Die Geschichte ist bereits vor über zehn Jahren als Jugendbuch mit dem Titel "Die Flammen flüstern dein Lied" unter dem Klarnamen der Autorin Inge Löhnig erschienen und wurde nun als Roman für Erwachsene neu erzählt und verlegt. 

Der Roman handelt auf zwei Zeitebenen mit Bezug zu den Rauhnächten. In der Gegenwart liegt der Fokus auf der knapp 22-jährigen Pia, die nach Weihnachten beginnt, das Rätsel ihrer Herkunft zu erschließen und dabei in ein Wespennest sticht, das sie in tödliche Gefahr bringt. Die Vergangenheit handelt 18 Jahre zuvor im Januar 2002 und offenbart, was Pia all die Jahre verschwiegen wurde. 

Die Mystik der Rauhnächte, Aberglaube und Hexenverfolgung verbreiten eine düstere, beängstigende Atmosphäre, die zu der frostigen Jahreszeit passt. Geht man zunächst davon aus, dass zum Schutz von Pia ein Familiengeheimnis aufrecht erhalten werden soll, zeigt sich bald, dass noch viel mehr vertuscht werden soll, für das jemand bereit ist, zu töten.
Je mehr Pia über die Vergangenheit und ihre leibliche Mutter in Erfahrung bringen kann, desto wahrscheinlicher scheint, dass diese nicht in der Folge eines Unfalls gestorben ist. Zudem gibt es gleich mehrere Verdächtige, die ein Interesse an ihrem Tod gehabt haben könnten. Dass nun auch Pia auf der Suche nach der Wahrheit in größter Gefahr schwebt, steigert die Spannung. 
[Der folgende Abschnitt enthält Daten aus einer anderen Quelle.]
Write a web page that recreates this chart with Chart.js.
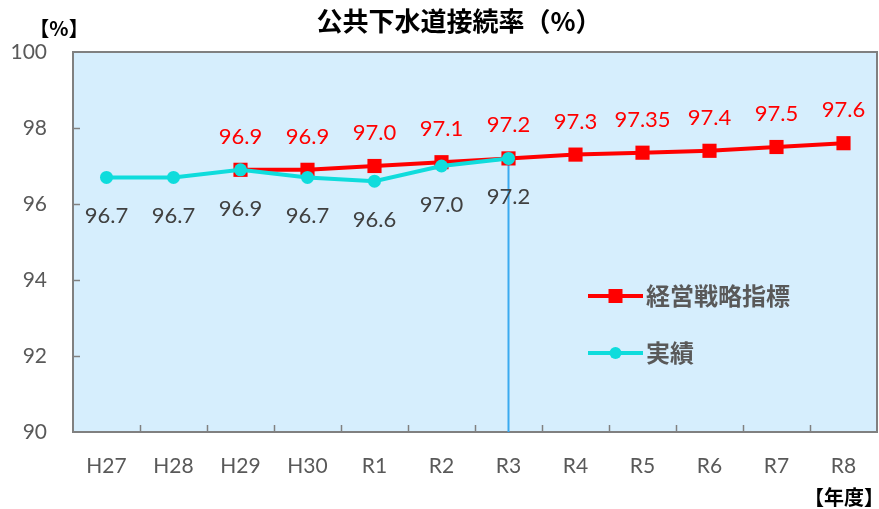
<!DOCTYPE html>
<html>
<head>
<meta charset="utf-8">
<script src="https://cdn.jsdelivr.net/npm/chart.js@4.4.1/dist/chart.umd.min.js"></script>
<style>
  html, body { margin: 0; padding: 0; background: #ffffff; }
  #wrap { width: 879px; height: 509px; position: relative; }
</style>
</head>
<body>
<div id="wrap"><canvas id="chart" width="879" height="509"></canvas></div>
<script>
// Fiscal years (Heisei / Reiwa)
const categories = ['H27', 'H28', 'H29', 'H30', 'R1', 'R2', 'R3', 'R4', 'R5', 'R6', 'R7', 'R8'];
// Management strategy target (%)
const targetValues = [null, null, 96.9, 96.9, 97.0, 97.1, 97.2, 97.3, 97.35, 97.4, 97.5, 97.6];
// Actual connection rate (%)
const actualValues = [96.7, 96.7, 96.9, 96.7, 96.6, 97.0, 97.2, null, null, null, null, null];
// Y axis range and step
const yTicks = [90, 92, 94, 96, 98, 100];

const seriesNames = ['経営戦略指標', '実績'];
const titleText = '公共下水道接続率（%）';
const yUnitText = '【%】';
const xUnitText = '【年度】';

const RED = '#ff0000';
const CYAN = '#0fdcdc';
const GREY = '#595959';
const AXIS = '#808080';
const NUM_FONT = 'Lato, "Open Sans", sans-serif';
const JP_FONT = '"Noto Sans CJK JP", "Noto Sans", sans-serif';

function fmt(v) {
  return Math.round(v * 10) === v * 10 ? v.toFixed(1) : String(v);
}

const decorPlugin = {
  id: 'decor',
  beforeDraw(chart) {
    const { ctx, chartArea: a } = chart;
    ctx.save();
    ctx.fillStyle = '#d6eefd';
    ctx.fillRect(a.left, a.top, a.right - a.left, a.bottom - a.top);
    ctx.restore();
  },
  beforeDatasetsDraw(chart) {
    const { ctx, chartArea: a, scales } = chart;
    ctx.save();
    // frame
    ctx.strokeStyle = AXIS;
    ctx.lineWidth = 2;
    ctx.strokeRect(a.left, a.top, a.right - a.left, a.bottom - a.top);
    // inward tick marks on the value axis
    ctx.lineWidth = 1.5;
    yTicks.forEach(t => {
      if (t === yTicks[0] || t === yTicks[yTicks.length - 1]) return;
      const y = Math.round(scales.y.getPixelForValue(t)) + 0.5;
      ctx.beginPath();
      ctx.moveTo(a.left, y);
      ctx.lineTo(a.left + 7, y);
      ctx.stroke();
    });
    // inward tick marks between categories
    const step = (a.right - a.left) / categories.length;
    for (let i = 1; i < categories.length; i++) {
      const x = Math.round(a.left + i * step) + 0.5;
      ctx.beginPath();
      ctx.moveTo(x, a.bottom);
      ctx.lineTo(x, a.bottom - 7);
      ctx.stroke();
    }
    // drop line from the latest actual value
    let last = -1;
    actualValues.forEach((v, i) => { if (v !== null) last = i; });
    if (last >= 0) {
      const x = Math.round(scales.x.getPixelForValue(last)) + 0.5;
      const y = scales.y.getPixelForValue(actualValues[last]);
      ctx.strokeStyle = '#3aaaf0';
      ctx.lineWidth = 2;
      ctx.beginPath();
      ctx.moveTo(x, y);
      ctx.lineTo(x, a.bottom);
      ctx.stroke();
    }
    ctx.restore();
  },
  afterDatasetsDraw(chart) {
    const { ctx } = chart;
    ctx.save();
    ctx.textAlign = 'center';
    ctx.textBaseline = 'middle';
    ctx.font = '22px ' + NUM_FONT;
    // target labels above points
    const redMeta = chart.getDatasetMeta(1);
    ctx.fillStyle = RED;
    targetValues.forEach((v, i) => {
      if (v === null) return;
      const p = redMeta.data[i];
      ctx.fillText(fmt(v), p.x, p.y - 33);
    });
    // actual labels below points
    const cyMeta = chart.getDatasetMeta(0);
    ctx.fillStyle = '#404040';
    actualValues.forEach((v, i) => {
      if (v === null) return;
      const p = cyMeta.data[i];
      ctx.fillText(fmt(v), p.x, p.y + 39);
    });

    // legend
    const lx = 588, lw = 55;
    const rows = [
      { y: 296, color: RED, shape: 'square', text: seriesNames[0] },
      { y: 353, color: CYAN, shape: 'circle', text: seriesNames[1] }
    ];
    rows.forEach(r => {
      ctx.strokeStyle = r.color;
      ctx.fillStyle = r.color;
      ctx.lineWidth = 4;
      ctx.beginPath();
      ctx.moveTo(lx, r.y);
      ctx.lineTo(lx + lw, r.y);
      ctx.stroke();
      const cx = lx + lw / 2;
      if (r.shape === 'square') {
        ctx.fillRect(cx - 7, r.y - 7, 14, 14);
      } else {
        ctx.beginPath();
        ctx.arc(cx, r.y, 6, 0, Math.PI * 2);
        ctx.fill();
      }
      ctx.fillStyle = GREY;
      ctx.font = 'bold 24px ' + JP_FONT;
      ctx.textAlign = 'left';
      ctx.fillText(r.text, lx + lw + 3, r.y);
    });

    // title and unit captions
    ctx.fillStyle = '#000000';
    ctx.textAlign = 'center';
    ctx.font = 'bold 26px ' + JP_FONT;
    ctx.fillText(titleText, 459, 21);
    ctx.font = 'bold 20px ' + JP_FONT;
    ctx.fillText(yUnitText, 59, 28);
    ctx.textAlign = 'right';
    ctx.fillText(xUnitText, 884, 497);
    ctx.restore();
  }
};

new Chart(document.getElementById('chart'), {
  type: 'line',
  data: {
    labels: categories,
    datasets: [
      {
        label: seriesNames[1],
        data: actualValues,
        borderColor: CYAN,
        backgroundColor: CYAN,
        borderWidth: 4,
        pointStyle: 'circle',
        pointRadius: 6.5,
        pointHoverRadius: 6.5,
        pointBorderWidth: 0,
        spanGaps: false,
        tension: 0
      },
      {
        label: seriesNames[0],
        data: targetValues,
        borderColor: RED,
        backgroundColor: RED,
        borderWidth: 4,
        pointStyle: 'rect',
        pointRadius: 10,
        pointHoverRadius: 10,
        pointBorderWidth: 0,
        spanGaps: false,
        tension: 0
      }
    ]
  },
  options: {
    responsive: false,
    animation: false,
    devicePixelRatio: 1,
    layout: { autoPadding: false, padding: { top: 52, right: 2, left: 0, bottom: 0 } },
    plugins: {
      legend: { display: false },
      title: { display: false },
      tooltip: { enabled: false }
    },
    scales: {
      x: {
        type: 'category',
        offset: true,
        grid: { display: false, drawTicks: false },
        border: { display: false },
        ticks: {
          color: GREY,
          font: { family: NUM_FONT, size: 21 },
          padding: 22,
          maxRotation: 0,
          autoSkip: false
        },
        afterFit(scale) { scale.height = 77; }
      },
      y: {
        min: yTicks[0],
        max: yTicks[yTicks.length - 1],
        grid: { display: false, drawTicks: false },
        border: { display: false },
        ticks: {
          stepSize: yTicks[1] - yTicks[0],
          color: GREY,
          font: { family: NUM_FONT, size: 21 },
          padding: 26
        },
        afterFit(scale) { scale.width = 73; }
      }
    }
  },
  plugins: [decorPlugin]
});
</script>
</body>
</html>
Rauhnächte ist ein spannendes Familiendrama um Eifersucht, Verrat und Intrigen, indem sich Verletzungen bis zu blindem Hass steigern. Der Bezug zu Mystik und Schauermärchen vermittelt eine ganz eigene winterliche und gruselige Stimmung, während die Hauptfigur durch die fühlbare Verbindung zu ihren Ahninnen mehr Selbstvertrauen und innere Stärke erlangt. Die Konflikte innerhalb der Familie bleiben jedoch oberflächlich, woran man dem Roman trotz Überarbeitung das Jugendbuch anmerkt. Die Liebesgeschichte ist hintergründig, hätte es aber in einem Erwachsenenroman nicht benötigt.